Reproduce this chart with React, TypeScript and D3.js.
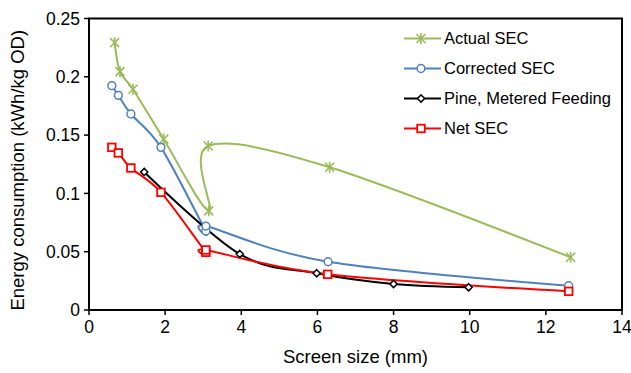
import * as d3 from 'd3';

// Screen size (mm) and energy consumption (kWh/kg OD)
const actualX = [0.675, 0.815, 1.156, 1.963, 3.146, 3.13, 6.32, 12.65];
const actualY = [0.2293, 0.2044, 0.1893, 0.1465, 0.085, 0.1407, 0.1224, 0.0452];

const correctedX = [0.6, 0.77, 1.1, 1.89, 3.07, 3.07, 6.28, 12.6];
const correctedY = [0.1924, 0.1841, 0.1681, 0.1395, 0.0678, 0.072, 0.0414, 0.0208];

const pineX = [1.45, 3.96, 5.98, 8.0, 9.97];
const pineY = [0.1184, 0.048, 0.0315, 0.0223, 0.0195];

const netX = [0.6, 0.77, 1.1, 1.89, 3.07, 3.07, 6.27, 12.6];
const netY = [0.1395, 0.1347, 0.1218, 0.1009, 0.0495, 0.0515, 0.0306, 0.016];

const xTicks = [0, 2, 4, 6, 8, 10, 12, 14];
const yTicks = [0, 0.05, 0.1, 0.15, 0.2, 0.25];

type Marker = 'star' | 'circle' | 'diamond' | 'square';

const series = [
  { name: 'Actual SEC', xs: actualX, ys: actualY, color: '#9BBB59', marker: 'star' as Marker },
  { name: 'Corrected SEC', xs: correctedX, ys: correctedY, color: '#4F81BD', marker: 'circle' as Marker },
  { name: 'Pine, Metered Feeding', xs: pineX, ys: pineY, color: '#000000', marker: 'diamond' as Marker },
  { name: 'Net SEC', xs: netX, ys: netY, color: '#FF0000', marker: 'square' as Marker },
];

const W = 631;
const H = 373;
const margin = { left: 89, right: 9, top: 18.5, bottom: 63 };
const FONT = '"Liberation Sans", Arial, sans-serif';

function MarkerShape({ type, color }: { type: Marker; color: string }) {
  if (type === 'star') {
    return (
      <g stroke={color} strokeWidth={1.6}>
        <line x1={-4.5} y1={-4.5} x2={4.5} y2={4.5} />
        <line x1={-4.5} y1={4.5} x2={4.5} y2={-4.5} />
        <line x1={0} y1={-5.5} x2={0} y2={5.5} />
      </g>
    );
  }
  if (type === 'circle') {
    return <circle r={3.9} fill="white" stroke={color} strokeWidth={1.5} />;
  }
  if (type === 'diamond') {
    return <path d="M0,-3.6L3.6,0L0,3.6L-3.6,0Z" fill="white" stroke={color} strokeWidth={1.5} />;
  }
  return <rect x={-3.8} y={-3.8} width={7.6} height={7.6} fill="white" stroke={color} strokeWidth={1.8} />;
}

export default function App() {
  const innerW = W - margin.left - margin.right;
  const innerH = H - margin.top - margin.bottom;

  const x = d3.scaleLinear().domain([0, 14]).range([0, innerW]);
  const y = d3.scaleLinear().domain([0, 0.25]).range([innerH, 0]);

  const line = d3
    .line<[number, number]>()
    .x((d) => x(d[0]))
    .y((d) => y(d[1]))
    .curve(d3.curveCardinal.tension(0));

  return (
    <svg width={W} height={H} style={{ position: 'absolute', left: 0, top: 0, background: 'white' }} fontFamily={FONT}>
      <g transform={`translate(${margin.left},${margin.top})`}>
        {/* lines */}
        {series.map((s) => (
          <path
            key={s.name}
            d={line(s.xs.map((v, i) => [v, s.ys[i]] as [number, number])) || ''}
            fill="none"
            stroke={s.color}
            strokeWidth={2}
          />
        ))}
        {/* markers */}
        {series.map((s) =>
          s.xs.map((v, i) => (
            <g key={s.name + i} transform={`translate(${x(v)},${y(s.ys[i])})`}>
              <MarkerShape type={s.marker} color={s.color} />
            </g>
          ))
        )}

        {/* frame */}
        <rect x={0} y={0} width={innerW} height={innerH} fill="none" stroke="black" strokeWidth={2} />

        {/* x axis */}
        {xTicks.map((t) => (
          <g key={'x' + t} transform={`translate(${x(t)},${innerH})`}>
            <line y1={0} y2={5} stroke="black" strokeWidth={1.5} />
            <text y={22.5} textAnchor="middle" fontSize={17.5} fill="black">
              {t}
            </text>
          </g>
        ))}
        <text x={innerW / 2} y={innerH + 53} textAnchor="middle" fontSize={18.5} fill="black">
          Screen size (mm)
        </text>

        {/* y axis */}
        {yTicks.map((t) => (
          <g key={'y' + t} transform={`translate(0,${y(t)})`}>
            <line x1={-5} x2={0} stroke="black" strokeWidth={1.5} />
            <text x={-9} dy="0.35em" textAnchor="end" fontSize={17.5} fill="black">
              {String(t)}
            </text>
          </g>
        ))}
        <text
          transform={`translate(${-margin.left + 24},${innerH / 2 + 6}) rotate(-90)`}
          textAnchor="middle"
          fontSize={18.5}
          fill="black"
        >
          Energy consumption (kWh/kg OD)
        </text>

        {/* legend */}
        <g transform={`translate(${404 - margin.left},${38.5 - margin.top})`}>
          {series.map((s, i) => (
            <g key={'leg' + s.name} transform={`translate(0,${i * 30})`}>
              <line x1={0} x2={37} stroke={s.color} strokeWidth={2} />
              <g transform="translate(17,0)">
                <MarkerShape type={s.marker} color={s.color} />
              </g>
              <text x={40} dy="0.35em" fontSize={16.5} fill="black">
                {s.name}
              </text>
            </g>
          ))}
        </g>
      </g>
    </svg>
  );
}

• [WHAT YOU WILL DO]: Leave out all pictures, then copy the remaining material exactly.

• [WORKED ANSWER]:
Reproduce this chart with React, TypeScript and D3.js.
import * as d3 from 'd3';

// Screen size (mm) and energy consumption (kWh/kg OD)
const actualX = [0.675, 0.815, 1.156, 1.963, 3.146, 3.13, 6.32, 12.65];
const actualY = [0.2293, 0.2044, 0.1893, 0.1465, 0.085, 0.1407, 0.1224, 0.0452];

const correctedX = [0.6, 0.77, 1.1, 1.89, 3.07, 3.07, 6.28, 12.6];
const correctedY = [0.1924, 0.1841, 0.1681, 0.1395, 0.0678, 0.072, 0.0414, 0.0208];

const pineX = [1.45, 3.96, 5.98, 8.0, 9.97];
const pineY = [0.1184, 0.048, 0.0315, 0.0223, 0.0195];

const netX = [0.6, 0.77, 1.1, 1.89, 3.07, 3.07, 6.27, 12.6];
const netY = [0.1395, 0.1347, 0.1218, 0.1009, 0.0495, 0.0515, 0.0306, 0.016];

const xTicks = [0, 2, 4, 6, 8, 10, 12, 14];
const yTicks = [0, 0.05, 0.1, 0.15, 0.2, 0.25];

type Marker = 'star' | 'circle' | 'diamond' | 'square';

const series = [
  { name: 'Actual SEC', xs: actualX, ys: actualY, color: '#9BBB59', marker: 'star' as Marker },
  { name: 'Corrected SEC', xs: correctedX, ys: correctedY, color: '#4F81BD', marker: 'circle' as Marker },
  { name: 'Pine, Metered Feeding', xs: pineX, ys: pineY, color: '#000000', marker: 'diamond' as Marker },
  { name: 'Net SEC', xs: netX, ys: netY, color: '#FF0000', marker: 'square' as Marker },
];

const W = 631;
const H = 373;
const margin = { left: 89, right: 9, top: 18.5, bottom: 63 };
const FONT = '"Liberation Sans", Arial, sans-serif';

function MarkerShape({ type, color }: { type: Marker; color: string }) {
  if (type === 'star') {
    return (
      <g stroke={color} strokeWidth={1.6}>
        <line x1={-4.5} y1={-4.5} x2={4.5} y2={4.5} />
        <line x1={-4.5} y1={4.5} x2={4.5} y2={-4.5} />
        <line x1={0} y1={-5.5} x2={0} y2={5.5} />
      </g>
    );
  }
  if (type === 'circle') {
    return <circle r={3.9} fill="white" stroke={color} strokeWidth={1.5} />;
  }
  if (type === 'diamond') {
    return <path d="M0,-3.6L3.6,0L0,3.6L-3.6,0Z" fill="white" stroke={color} strokeWidth={1.5} />;
  }
  return <rect x={-3.8} y={-3.8} width={7.6} height={7.6} fill="white" stroke={color} strokeWidth={1.8} />;
}

export default function App() {
  const innerW = W - margin.left - margin.right;
  const innerH = H - margin.top - margin.bottom;

  const x = d3.scaleLinear().domain([0, 14]).range([0, innerW]);
  const y = d3.scaleLinear().domain([0, 0.25]).range([innerH, 0]);

  const line = d3
    .line<[number, number]>()
    .x((d) => x(d[0]))
    .y((d) => y(d[1]))
    .curve(d3.curveCardinal.tension(0));

  return (
    <svg width={W} height={H} style={{ position: 'absolute', left: 0, top: 0, background: 'white' }} fontFamily={FONT}>
      <g transform={`translate(${margin.left},${margin.top})`}>
        {/* lines */}
        {series.map((s) => (
          <path
            key={s.name}
            d={line(s.xs.map((v, i) => [v, s.ys[i]] as [number, number])) || ''}
            fill="none"
            stroke={s.color}
            strokeWidth={2}
          />
        ))}
        {/* markers */}
        {series.map((s) =>
          s.xs.map((v, i) => (
            <g key={s.name + i} transform={`translate(${x(v)},${y(s.ys[i])})`}>
              <MarkerShape type={s.marker} color={s.color} />
            </g>
          ))
        )}

        {/* frame */}
        <rect x={0} y={0} width={innerW} height={innerH} fill="none" stroke="black" strokeWidth={2} />

        {/* x axis */}
        {xTicks.map((t) => (
          <g key={'x' + t} transform={`translate(${x(t)},${innerH})`}>
            <line y1={0} y2={5} stroke="black" strokeWidth={1.5} />
            <text y={22.5} textAnchor="middle" fontSize={17.5} fill="black">
              {t}
            </text>
          </g>
        ))}
        <text x={innerW / 2} y={innerH + 53} textAnchor="middle" fontSize={18.5} fill="black">
          Screen size (mm)
        </text>

        {/* y axis */}
        {yTicks.map((t) => (
          <g key={'y' + t} transform={`translate(0,${y(t)})`}>
            <line x1={-5} x2={0} stroke="black" strokeWidth={1.5} />
            <text x={-9} dy="0.35em" textAnchor="end" fontSize={17.5} fill="black">
              {String(t)}
            </text>
          </g>
        ))}
        <text
          transform={`translate(${-margin.left + 24},${innerH / 2 + 6}) rotate(-90)`}
          textAnchor="middle"
          fontSize={18.5}
          fill="black"
        >
          Energy consumption (kWh/kg OD)
        </text>

        {/* legend */}
        <g transform={`translate(${404 - margin.left},${38.5 - margin.top})`}>
          {series.map((s, i) => (
            <g key={'leg' + s.name} transform={`translate(0,${i * 30})`}>
              <line x1={0} x2={37} stroke={s.color} strokeWidth={2} />
              <g transform="translate(17,0)">
                <MarkerShape type={s.marker} color={s.color} />
              </g>
              <text x={40} dy="0.35em" fontSize={16.5} fill="black">
                {s.name}
              </text>
            </g>
          ))}
        </g>
      </g>
    </svg>
  );
}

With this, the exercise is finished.